Source code of charts
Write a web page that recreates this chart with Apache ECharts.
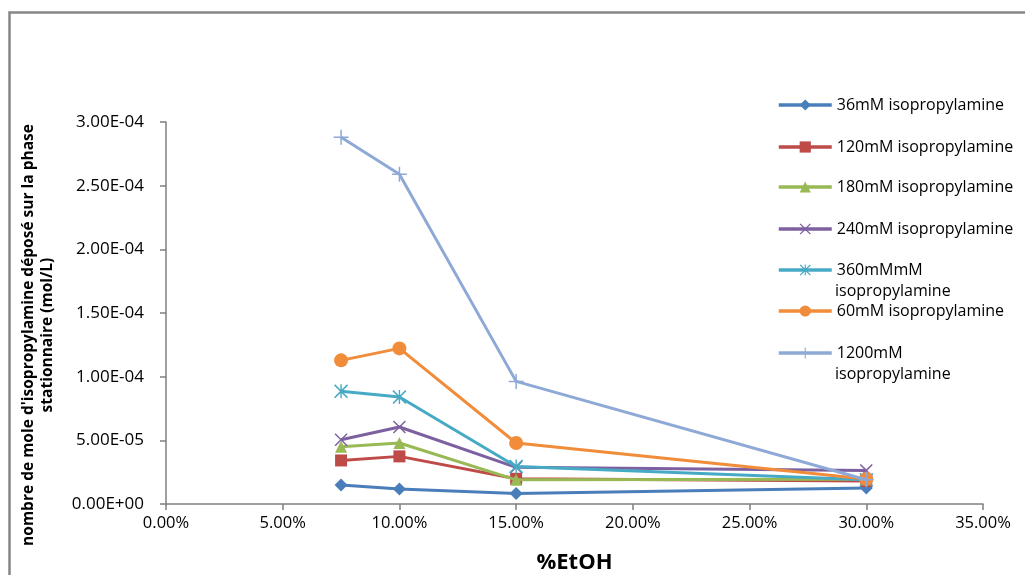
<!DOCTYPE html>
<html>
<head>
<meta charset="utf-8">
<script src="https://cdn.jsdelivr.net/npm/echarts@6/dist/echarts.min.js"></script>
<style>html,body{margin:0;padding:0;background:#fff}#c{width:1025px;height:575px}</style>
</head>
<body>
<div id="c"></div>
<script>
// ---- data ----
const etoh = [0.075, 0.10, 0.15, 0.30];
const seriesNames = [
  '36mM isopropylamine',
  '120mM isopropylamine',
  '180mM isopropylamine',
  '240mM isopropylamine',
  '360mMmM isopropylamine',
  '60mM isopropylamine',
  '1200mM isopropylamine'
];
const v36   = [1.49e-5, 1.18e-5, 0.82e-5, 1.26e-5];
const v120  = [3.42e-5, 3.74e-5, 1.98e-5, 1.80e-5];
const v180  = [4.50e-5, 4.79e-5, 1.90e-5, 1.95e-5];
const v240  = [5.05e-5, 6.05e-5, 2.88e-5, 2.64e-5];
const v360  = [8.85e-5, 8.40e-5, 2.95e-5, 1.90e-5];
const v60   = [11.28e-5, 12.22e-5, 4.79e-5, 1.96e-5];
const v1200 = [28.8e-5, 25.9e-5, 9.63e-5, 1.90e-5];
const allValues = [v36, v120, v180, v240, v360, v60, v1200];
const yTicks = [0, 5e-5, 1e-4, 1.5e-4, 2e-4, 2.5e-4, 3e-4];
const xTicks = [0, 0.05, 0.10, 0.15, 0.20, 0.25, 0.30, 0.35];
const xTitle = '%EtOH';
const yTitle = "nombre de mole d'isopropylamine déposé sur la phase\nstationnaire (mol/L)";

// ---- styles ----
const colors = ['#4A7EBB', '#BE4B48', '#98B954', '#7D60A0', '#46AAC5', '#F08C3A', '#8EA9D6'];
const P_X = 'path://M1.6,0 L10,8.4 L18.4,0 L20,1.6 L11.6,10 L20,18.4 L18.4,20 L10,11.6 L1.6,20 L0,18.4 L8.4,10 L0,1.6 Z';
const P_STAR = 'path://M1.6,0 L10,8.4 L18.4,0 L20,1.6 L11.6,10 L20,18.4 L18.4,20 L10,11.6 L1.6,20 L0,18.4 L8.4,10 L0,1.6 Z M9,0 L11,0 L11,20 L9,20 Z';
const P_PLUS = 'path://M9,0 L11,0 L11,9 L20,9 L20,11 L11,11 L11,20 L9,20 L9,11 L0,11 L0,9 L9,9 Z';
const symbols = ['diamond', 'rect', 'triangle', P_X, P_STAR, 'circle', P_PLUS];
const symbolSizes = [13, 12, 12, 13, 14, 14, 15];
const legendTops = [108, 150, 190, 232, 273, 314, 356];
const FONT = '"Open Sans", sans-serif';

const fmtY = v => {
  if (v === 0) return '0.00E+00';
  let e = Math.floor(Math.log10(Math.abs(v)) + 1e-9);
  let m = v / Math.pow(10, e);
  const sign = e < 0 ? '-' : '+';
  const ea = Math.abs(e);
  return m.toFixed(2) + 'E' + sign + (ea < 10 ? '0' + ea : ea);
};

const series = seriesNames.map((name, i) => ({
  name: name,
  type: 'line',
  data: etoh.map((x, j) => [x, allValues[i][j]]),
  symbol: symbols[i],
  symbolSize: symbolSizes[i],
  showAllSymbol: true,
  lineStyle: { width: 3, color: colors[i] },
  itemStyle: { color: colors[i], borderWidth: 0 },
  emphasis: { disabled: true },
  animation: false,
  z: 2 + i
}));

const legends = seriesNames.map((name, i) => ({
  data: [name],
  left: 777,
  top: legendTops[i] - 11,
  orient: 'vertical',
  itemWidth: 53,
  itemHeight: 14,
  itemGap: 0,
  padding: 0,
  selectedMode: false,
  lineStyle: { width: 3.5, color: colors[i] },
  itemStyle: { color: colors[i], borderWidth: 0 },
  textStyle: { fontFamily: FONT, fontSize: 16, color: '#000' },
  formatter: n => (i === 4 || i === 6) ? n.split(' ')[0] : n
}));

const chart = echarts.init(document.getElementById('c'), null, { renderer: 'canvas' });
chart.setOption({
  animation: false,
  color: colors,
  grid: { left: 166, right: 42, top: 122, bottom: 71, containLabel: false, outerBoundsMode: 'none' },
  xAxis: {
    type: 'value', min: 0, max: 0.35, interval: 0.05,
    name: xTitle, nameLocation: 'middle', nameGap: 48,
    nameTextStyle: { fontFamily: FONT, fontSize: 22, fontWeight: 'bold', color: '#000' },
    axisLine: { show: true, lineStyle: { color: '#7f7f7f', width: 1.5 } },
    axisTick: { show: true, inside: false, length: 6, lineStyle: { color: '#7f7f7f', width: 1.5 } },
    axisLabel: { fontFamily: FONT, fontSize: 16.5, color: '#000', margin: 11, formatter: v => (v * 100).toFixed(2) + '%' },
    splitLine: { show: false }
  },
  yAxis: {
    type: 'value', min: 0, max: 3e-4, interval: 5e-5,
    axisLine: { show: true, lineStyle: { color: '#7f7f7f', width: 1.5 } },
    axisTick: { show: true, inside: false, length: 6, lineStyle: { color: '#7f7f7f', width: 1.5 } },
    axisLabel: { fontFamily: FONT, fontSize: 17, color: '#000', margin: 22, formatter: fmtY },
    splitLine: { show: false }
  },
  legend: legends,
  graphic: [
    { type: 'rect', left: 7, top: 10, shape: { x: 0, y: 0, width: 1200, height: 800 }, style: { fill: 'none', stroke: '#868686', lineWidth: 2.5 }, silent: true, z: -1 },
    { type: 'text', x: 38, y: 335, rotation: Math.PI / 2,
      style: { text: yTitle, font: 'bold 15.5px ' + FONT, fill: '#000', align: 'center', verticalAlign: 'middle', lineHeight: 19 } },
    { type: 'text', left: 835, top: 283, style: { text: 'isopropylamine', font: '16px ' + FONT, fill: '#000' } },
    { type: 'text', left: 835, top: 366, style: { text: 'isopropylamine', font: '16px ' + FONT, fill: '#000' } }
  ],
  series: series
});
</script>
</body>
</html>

---

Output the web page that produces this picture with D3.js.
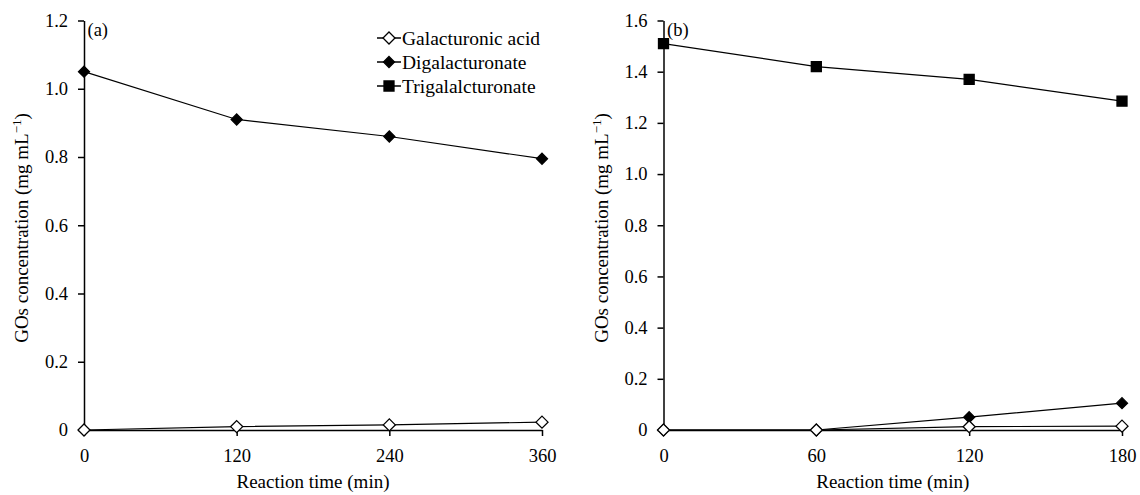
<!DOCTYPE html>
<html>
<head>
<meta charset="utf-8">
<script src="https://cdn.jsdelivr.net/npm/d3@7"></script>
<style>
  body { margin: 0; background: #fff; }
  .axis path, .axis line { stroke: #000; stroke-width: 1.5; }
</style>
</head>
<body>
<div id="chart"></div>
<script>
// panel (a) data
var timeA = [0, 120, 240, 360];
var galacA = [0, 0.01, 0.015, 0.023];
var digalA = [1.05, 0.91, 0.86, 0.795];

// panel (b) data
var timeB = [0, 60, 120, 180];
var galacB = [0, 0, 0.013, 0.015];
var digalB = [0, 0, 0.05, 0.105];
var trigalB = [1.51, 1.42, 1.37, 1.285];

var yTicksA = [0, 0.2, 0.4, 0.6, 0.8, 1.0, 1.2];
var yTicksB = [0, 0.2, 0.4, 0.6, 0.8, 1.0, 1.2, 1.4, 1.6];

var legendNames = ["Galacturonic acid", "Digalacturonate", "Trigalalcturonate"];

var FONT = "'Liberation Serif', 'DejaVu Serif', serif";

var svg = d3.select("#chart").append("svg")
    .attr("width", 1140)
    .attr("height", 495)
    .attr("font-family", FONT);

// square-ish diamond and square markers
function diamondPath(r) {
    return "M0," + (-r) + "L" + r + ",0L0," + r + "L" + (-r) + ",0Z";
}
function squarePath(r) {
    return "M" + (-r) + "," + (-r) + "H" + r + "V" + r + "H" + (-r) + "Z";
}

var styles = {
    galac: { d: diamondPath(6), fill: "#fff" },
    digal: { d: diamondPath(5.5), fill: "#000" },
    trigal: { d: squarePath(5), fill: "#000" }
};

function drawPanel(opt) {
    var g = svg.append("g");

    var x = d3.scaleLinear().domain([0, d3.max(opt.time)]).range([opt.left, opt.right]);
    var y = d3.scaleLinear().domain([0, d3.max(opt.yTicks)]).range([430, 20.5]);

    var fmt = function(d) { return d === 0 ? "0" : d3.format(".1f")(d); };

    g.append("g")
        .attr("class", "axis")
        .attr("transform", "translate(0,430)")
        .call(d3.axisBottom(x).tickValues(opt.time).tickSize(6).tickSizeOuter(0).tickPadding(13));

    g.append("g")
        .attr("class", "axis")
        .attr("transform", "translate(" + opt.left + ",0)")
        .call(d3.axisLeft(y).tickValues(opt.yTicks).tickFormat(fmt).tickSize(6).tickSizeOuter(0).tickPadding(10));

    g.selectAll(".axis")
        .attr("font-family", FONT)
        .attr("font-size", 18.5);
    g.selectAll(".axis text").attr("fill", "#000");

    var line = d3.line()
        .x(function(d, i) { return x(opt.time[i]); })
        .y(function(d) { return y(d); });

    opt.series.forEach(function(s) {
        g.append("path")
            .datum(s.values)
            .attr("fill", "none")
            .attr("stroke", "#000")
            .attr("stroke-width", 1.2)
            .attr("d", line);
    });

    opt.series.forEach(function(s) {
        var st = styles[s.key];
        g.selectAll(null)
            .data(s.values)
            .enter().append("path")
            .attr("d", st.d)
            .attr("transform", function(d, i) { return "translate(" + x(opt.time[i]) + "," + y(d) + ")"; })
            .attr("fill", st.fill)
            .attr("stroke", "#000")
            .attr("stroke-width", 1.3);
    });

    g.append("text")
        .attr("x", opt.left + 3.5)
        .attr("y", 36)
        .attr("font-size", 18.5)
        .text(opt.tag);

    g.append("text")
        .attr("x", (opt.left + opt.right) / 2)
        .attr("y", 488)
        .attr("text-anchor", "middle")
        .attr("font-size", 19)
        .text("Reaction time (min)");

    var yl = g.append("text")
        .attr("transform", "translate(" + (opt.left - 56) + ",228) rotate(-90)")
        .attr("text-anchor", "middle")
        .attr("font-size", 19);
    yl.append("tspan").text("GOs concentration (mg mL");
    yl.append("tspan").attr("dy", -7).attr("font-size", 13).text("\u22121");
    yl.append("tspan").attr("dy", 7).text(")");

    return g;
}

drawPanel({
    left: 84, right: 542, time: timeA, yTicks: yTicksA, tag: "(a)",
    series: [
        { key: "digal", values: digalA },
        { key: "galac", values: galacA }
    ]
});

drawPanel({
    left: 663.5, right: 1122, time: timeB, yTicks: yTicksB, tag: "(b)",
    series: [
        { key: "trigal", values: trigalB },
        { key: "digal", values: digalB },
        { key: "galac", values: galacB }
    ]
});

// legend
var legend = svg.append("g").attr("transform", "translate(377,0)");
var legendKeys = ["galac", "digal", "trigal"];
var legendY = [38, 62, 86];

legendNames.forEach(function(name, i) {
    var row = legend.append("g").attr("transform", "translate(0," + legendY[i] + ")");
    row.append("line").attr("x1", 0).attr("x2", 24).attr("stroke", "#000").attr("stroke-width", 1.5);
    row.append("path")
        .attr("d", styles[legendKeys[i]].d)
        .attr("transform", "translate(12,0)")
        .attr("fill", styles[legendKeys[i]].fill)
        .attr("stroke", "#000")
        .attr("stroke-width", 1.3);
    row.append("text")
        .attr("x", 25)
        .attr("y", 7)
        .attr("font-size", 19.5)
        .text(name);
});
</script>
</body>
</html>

...

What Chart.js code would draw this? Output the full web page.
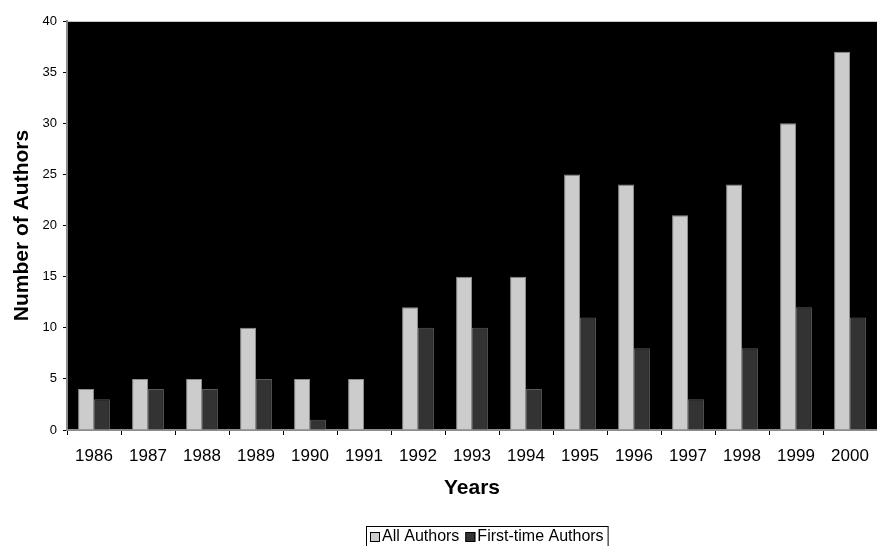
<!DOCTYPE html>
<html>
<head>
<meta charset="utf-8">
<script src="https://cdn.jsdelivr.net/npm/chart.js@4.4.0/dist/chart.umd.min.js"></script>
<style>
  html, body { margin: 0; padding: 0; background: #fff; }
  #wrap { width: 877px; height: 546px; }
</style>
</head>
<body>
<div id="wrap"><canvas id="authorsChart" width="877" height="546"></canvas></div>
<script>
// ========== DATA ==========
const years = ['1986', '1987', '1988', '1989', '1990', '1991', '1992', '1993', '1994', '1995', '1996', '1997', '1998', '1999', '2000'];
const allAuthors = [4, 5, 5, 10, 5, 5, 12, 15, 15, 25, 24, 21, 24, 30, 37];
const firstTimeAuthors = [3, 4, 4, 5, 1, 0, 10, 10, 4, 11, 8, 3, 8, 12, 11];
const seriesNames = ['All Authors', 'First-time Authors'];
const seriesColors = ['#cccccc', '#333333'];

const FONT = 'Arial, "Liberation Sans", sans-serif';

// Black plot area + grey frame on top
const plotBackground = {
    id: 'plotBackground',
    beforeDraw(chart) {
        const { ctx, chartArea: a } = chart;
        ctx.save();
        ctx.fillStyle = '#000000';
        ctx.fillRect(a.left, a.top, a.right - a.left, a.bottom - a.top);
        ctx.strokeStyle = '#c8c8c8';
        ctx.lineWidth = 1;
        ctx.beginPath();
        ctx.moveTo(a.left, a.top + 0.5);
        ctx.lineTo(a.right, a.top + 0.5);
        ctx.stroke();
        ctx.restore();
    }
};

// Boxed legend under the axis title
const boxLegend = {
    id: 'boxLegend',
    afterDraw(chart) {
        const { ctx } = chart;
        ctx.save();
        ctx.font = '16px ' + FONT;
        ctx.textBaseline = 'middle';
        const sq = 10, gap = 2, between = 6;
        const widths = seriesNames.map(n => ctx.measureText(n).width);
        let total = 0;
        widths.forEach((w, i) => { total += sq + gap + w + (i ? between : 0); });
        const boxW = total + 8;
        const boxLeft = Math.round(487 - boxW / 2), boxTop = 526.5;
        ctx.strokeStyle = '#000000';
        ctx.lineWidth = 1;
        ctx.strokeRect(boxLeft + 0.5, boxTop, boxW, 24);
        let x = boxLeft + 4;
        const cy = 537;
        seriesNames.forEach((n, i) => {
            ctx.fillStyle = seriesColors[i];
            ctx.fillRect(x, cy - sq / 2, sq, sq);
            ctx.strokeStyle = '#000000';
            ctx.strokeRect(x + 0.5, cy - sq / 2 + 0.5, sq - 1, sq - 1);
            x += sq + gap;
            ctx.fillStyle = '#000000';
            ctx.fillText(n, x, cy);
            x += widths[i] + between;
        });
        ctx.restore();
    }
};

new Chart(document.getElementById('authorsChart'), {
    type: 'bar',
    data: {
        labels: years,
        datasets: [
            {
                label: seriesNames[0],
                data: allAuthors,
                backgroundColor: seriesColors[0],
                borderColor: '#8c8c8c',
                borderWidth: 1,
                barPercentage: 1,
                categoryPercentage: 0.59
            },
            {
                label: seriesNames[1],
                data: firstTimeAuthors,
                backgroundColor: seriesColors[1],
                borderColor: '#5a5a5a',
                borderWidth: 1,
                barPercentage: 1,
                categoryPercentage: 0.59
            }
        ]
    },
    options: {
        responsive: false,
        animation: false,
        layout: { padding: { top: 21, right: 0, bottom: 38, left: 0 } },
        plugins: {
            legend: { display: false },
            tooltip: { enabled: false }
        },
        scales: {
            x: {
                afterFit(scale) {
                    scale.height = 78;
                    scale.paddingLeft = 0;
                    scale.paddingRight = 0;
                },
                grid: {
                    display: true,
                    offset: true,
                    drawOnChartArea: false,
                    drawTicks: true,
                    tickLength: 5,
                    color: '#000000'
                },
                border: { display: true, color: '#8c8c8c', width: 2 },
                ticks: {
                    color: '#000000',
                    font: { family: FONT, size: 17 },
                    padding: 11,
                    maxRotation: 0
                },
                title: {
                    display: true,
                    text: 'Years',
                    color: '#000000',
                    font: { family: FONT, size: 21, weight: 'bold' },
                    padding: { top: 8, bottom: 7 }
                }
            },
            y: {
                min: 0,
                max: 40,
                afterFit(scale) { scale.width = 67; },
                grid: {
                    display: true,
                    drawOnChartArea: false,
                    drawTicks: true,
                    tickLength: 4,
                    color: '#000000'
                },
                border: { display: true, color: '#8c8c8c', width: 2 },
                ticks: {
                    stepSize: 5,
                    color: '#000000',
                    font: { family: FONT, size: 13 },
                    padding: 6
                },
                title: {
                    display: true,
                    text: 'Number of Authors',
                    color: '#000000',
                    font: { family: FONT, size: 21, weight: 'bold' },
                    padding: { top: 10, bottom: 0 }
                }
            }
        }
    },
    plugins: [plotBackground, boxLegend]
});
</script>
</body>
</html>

**Written request**
Using the entries above, transcribe every line from the line containing "Output the web" through the line containing "var digalA = [1.05, 0.91, 0.86, 0.795];". Do not copy pictures.

**Task solution**
Output the web page that produces this picture with D3.js.
<!DOCTYPE html>
<html>
<head>
<meta charset="utf-8">
<script src="https://cdn.jsdelivr.net/npm/d3@7"></script>
<style>
  body { margin: 0; background: #fff; }
  .axis path, .axis line { stroke: #000; stroke-width: 1.5; }
</style>
</head>
<body>
<div id="chart"></div>
<script>
// panel (a) data
var timeA = [0, 120, 240, 360];
var galacA = [0, 0.01, 0.015, 0.023];
var digalA = [1.05, 0.91, 0.86, 0.795];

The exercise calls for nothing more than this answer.